Written by Eric Elliott | Oct 22, 2019 4:00:00 AM

All right, I’m driving home tonight after what I felt was a pretty awesome day at work with my team members. Everyone just did a great job all around on the production end, the advertising end, and sometimes you cannot help but reflect where you are and where you have been. I just got off the phone with a vendor that I had a relationship with early on in my career, and I cannot help but think about how much I have grown, and I am not talking business-wise, but just maturity-wise. Let’s label this podcast business maturity.

On the subject of business maturity, I can now have a better conversation with a vendor or owner of a company than I could when I was younger and just beginning my career in advertising. Some would say I was filled with piss and vinegar. When I first opened my agency, I thought I was the greatest thing since sliced bread. Among my undesirable attributes at the time I was not humble, I was impatient and ill-informed on how business works. Today, I look at every vendor as a friend, a potential client, and an evangelist for our advertising agency, VIP Marketing and video production company Craft Creative.
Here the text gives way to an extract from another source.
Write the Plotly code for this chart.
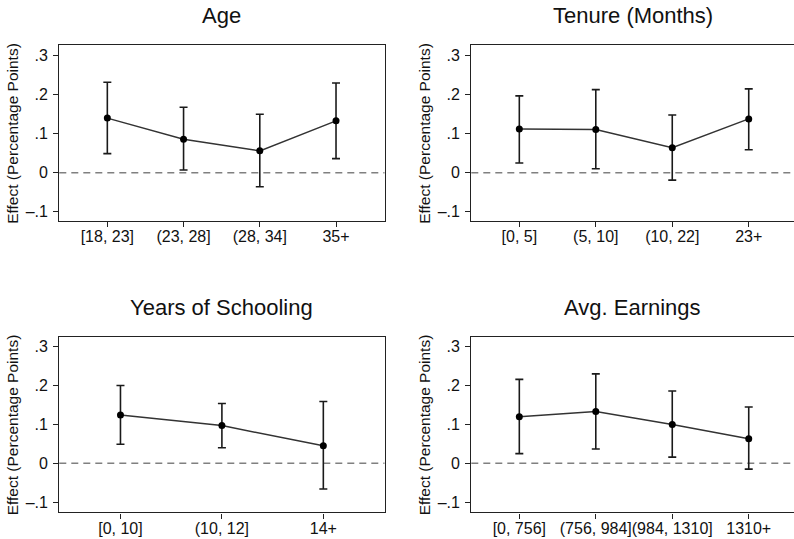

Mature business owners understand that relationships and strategic partnerships that can help grow your business.

I’ve learned many valuable lessons in business, and at the forefront of it all is to remain humble. I do not care about how successful you become. The good or the bad, you should remain humble. Continue to build long lasting relationships and partnerships with people.

If you are in the agency space and you are just doing wrong by people and use more vinegar than you do, honey, then you will not last long in this industry or any industry. Just when you think that you’re the new hot stuff, there is someone hotter than you. When you think your company is big, there is always another company bigger than yours. Many of us are familiar with how wealthy Shaquille O’Neal is, but imagine the person who signs his checks and who pays them. It does not matter how big an advertising agency is. Whether there are ten people, 100 people, 200 people, 300 people, there is always another agency that could be larger than your agency.

I believe the bigger your agency, the more vulnerable your can be. Looking back on my career, we will be in business for ten years this year. One should reflect on how they speak to people; how they treat them. In retrospect, I realize now that I made a complete 360 in terms of my attitude and outlook on people. I believe when you gain business maturity, not only do you benefit personally, but your business will benefit as well.